Written exercise | Beginning with the first line, set down every line through the one containing "(P) circle (0.24cm);", exactly as it appears, but not the pictures.

Information supplied |
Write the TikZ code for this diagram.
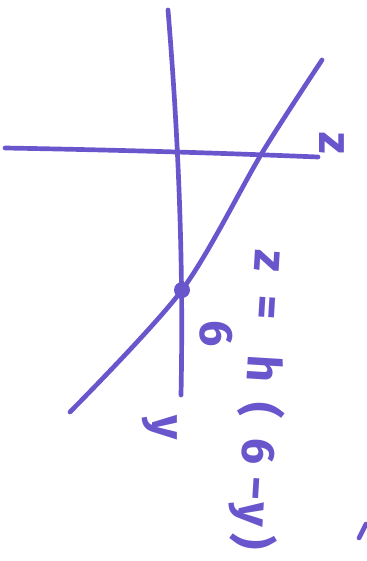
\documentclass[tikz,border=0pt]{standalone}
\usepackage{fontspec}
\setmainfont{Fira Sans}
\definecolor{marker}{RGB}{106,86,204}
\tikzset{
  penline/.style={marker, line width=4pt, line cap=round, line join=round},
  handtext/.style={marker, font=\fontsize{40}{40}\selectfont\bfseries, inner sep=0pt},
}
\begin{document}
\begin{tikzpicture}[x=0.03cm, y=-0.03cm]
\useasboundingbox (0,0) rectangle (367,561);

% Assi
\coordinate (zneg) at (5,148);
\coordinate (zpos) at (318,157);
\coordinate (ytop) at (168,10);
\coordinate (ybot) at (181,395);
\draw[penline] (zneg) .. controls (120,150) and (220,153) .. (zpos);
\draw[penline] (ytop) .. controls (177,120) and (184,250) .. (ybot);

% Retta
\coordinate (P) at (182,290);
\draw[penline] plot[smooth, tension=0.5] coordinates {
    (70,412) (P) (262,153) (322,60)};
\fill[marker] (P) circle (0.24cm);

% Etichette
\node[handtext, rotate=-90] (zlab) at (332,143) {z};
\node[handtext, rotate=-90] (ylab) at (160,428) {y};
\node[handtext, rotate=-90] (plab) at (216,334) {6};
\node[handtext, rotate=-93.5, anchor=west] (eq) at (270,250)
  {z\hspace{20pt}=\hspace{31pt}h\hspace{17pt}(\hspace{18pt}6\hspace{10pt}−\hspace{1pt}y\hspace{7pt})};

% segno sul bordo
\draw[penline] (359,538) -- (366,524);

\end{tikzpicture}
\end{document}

Task result |
Write the TikZ code for this diagram.
\documentclass[tikz,border=0pt]{standalone}
\usepackage{fontspec}
\setmainfont{Fira Sans}
\definecolor{marker}{RGB}{106,86,204}
\tikzset{
  penline/.style={marker, line width=4pt, line cap=round, line join=round},
  handtext/.style={marker, font=\fontsize{40}{40}\selectfont\bfseries, inner sep=0pt},
}
\begin{document}
\begin{tikzpicture}[x=0.03cm, y=-0.03cm]
\useasboundingbox (0,0) rectangle (367,561);

% Assi
\coordinate (zneg) at (5,148);
\coordinate (zpos) at (318,157);
\coordinate (ytop) at (168,10);
\coordinate (ybot) at (181,395);
\draw[penline] (zneg) .. controls (120,150) and (220,153) .. (zpos);
\draw[penline] (ytop) .. controls (177,120) and (184,250) .. (ybot);

% Retta
\coordinate (P) at (182,290);
\draw[penline] plot[smooth, tension=0.5] coordinates {
    (70,412) (P) (262,153) (322,60)};
\fill[marker] (P) circle (0.24cm);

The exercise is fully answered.